### [DATA BLOCK]
◇ ◇ ◇ ◇

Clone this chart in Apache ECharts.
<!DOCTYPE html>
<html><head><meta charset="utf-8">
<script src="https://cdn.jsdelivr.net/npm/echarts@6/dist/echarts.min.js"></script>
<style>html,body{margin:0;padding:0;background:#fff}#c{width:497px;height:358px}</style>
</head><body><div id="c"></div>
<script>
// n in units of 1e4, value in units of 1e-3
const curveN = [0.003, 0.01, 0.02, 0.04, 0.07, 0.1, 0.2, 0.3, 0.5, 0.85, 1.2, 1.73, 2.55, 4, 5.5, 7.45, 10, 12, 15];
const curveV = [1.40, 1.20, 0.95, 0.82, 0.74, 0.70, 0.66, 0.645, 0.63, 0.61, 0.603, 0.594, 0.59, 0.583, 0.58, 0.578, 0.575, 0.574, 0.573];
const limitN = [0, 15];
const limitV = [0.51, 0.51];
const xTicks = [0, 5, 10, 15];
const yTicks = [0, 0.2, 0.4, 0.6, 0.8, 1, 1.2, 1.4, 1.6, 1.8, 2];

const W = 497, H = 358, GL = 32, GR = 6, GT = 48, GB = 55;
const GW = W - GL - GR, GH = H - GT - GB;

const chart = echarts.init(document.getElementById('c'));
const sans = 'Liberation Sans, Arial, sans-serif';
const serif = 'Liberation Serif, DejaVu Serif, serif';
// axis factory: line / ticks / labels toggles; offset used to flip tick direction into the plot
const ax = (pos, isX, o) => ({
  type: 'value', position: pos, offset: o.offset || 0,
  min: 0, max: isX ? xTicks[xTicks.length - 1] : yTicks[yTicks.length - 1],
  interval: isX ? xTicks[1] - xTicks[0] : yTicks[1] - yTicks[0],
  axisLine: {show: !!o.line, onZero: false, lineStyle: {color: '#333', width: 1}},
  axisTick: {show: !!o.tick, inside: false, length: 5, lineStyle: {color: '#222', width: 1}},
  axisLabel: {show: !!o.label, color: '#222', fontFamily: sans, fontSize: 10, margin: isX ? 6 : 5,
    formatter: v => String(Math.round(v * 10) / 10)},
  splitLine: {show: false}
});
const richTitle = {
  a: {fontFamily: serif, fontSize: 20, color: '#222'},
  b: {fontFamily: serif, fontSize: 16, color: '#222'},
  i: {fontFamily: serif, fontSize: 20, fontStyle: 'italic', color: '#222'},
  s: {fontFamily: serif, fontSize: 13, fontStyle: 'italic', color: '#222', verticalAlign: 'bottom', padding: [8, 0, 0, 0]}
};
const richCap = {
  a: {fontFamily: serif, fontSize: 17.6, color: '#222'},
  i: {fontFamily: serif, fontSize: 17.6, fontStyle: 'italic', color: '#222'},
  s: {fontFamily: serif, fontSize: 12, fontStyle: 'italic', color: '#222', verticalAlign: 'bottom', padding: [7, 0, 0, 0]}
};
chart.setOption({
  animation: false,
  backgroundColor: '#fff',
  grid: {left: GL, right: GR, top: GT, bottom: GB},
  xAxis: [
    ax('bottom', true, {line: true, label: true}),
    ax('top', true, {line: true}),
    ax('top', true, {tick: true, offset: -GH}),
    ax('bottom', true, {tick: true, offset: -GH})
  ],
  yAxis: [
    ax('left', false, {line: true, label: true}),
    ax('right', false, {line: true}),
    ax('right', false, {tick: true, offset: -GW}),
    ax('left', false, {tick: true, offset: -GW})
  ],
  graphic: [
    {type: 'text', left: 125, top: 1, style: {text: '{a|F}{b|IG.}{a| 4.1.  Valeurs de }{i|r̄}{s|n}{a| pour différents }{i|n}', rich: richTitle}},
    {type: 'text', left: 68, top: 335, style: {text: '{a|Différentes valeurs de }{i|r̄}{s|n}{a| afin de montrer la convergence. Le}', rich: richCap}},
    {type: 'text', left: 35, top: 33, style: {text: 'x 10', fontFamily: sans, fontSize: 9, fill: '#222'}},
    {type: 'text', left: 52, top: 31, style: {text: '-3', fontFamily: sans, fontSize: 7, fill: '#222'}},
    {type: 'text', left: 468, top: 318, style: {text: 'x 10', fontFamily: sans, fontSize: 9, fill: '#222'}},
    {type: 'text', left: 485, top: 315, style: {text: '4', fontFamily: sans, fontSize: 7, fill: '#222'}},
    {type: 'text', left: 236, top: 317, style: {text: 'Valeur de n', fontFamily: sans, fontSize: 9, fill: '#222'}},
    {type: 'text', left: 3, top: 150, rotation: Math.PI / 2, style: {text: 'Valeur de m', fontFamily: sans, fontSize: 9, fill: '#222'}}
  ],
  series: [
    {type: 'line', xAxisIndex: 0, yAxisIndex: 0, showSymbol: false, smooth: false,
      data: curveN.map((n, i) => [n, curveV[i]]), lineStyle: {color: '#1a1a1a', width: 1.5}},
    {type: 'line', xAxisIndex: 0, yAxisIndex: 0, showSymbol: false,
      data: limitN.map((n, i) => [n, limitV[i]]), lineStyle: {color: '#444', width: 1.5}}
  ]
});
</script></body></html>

◇ ◇ ◇ ◇

### [TASK TO COMPLETE]
Repeat the data precisely, line by line.

### [ANSWER TO THE TASK]
Clone this chart in Apache ECharts.
<!DOCTYPE html>
<html><head><meta charset="utf-8">
<script src="https://cdn.jsdelivr.net/npm/echarts@6/dist/echarts.min.js"></script>
<style>html,body{margin:0;padding:0;background:#fff}#c{width:497px;height:358px}</style>
</head><body><div id="c"></div>
<script>
// n in units of 1e4, value in units of 1e-3
const curveN = [0.003, 0.01, 0.02, 0.04, 0.07, 0.1, 0.2, 0.3, 0.5, 0.85, 1.2, 1.73, 2.55, 4, 5.5, 7.45, 10, 12, 15];
const curveV = [1.40, 1.20, 0.95, 0.82, 0.74, 0.70, 0.66, 0.645, 0.63, 0.61, 0.603, 0.594, 0.59, 0.583, 0.58, 0.578, 0.575, 0.574, 0.573];
const limitN = [0, 15];
const limitV = [0.51, 0.51];
const xTicks = [0, 5, 10, 15];
const yTicks = [0, 0.2, 0.4, 0.6, 0.8, 1, 1.2, 1.4, 1.6, 1.8, 2];

const W = 497, H = 358, GL = 32, GR = 6, GT = 48, GB = 55;
const GW = W - GL - GR, GH = H - GT - GB;

const chart = echarts.init(document.getElementById('c'));
const sans = 'Liberation Sans, Arial, sans-serif';
const serif = 'Liberation Serif, DejaVu Serif, serif';
// axis factory: line / ticks / labels toggles; offset used to flip tick direction into the plot
const ax = (pos, isX, o) => ({
  type: 'value', position: pos, offset: o.offset || 0,
  min: 0, max: isX ? xTicks[xTicks.length - 1] : yTicks[yTicks.length - 1],
  interval: isX ? xTicks[1] - xTicks[0] : yTicks[1] - yTicks[0],
  axisLine: {show: !!o.line, onZero: false, lineStyle: {color: '#333', width: 1}},
  axisTick: {show: !!o.tick, inside: false, length: 5, lineStyle: {color: '#222', width: 1}},
  axisLabel: {show: !!o.label, color: '#222', fontFamily: sans, fontSize: 10, margin: isX ? 6 : 5,
    formatter: v => String(Math.round(v * 10) / 10)},
  splitLine: {show: false}
});
const richTitle = {
  a: {fontFamily: serif, fontSize: 20, color: '#222'},
  b: {fontFamily: serif, fontSize: 16, color: '#222'},
  i: {fontFamily: serif, fontSize: 20, fontStyle: 'italic', color: '#222'},
  s: {fontFamily: serif, fontSize: 13, fontStyle: 'italic', color: '#222', verticalAlign: 'bottom', padding: [8, 0, 0, 0]}
};
const richCap = {
  a: {fontFamily: serif, fontSize: 17.6, color: '#222'},
  i: {fontFamily: serif, fontSize: 17.6, fontStyle: 'italic', color: '#222'},
  s: {fontFamily: serif, fontSize: 12, fontStyle: 'italic', color: '#222', verticalAlign: 'bottom', padding: [7, 0, 0, 0]}
};
chart.setOption({
  animation: false,
  backgroundColor: '#fff',
  grid: {left: GL, right: GR, top: GT, bottom: GB},
  xAxis: [
    ax('bottom', true, {line: true, label: true}),
    ax('top', true, {line: true}),
    ax('top', true, {tick: true, offset: -GH}),
    ax('bottom', true, {tick: true, offset: -GH})
  ],
  yAxis: [
    ax('left', false, {line: true, label: true}),
    ax('right', false, {line: true}),
    ax('right', false, {tick: true, offset: -GW}),
    ax('left', false, {tick: true, offset: -GW})
  ],
  graphic: [
    {type: 'text', left: 125, top: 1, style: {text: '{a|F}{b|IG.}{a| 4.1.  Valeurs de }{i|r̄}{s|n}{a| pour différents }{i|n}', rich: richTitle}},
    {type: 'text', left: 68, top: 335, style: {text: '{a|Différentes valeurs de }{i|r̄}{s|n}{a| afin de montrer la convergence. Le}', rich: richCap}},
    {type: 'text', left: 35, top: 33, style: {text: 'x 10', fontFamily: sans, fontSize: 9, fill: '#222'}},
    {type: 'text', left: 52, top: 31, style: {text: '-3', fontFamily: sans, fontSize: 7, fill: '#222'}},
    {type: 'text', left: 468, top: 318, style: {text: 'x 10', fontFamily: sans, fontSize: 9, fill: '#222'}},
    {type: 'text', left: 485, top: 315, style: {text: '4', fontFamily: sans, fontSize: 7, fill: '#222'}},
    {type: 'text', left: 236, top: 317, style: {text: 'Valeur de n', fontFamily: sans, fontSize: 9, fill: '#222'}},
    {type: 'text', left: 3, top: 150, rotation: Math.PI / 2, style: {text: 'Valeur de m', fontFamily: sans, fontSize: 9, fill: '#222'}}
  ],
  series: [
    {type: 'line', xAxisIndex: 0, yAxisIndex: 0, showSymbol: false, smooth: false,
      data: curveN.map((n, i) => [n, curveV[i]]), lineStyle: {color: '#1a1a1a', width: 1.5}},
    {type: 'line', xAxisIndex: 0, yAxisIndex: 0, showSymbol: false,
      data: limitN.map((n, i) => [n, limitV[i]]), lineStyle: {color: '#444', width: 1.5}}
  ]
});
</script></body></html>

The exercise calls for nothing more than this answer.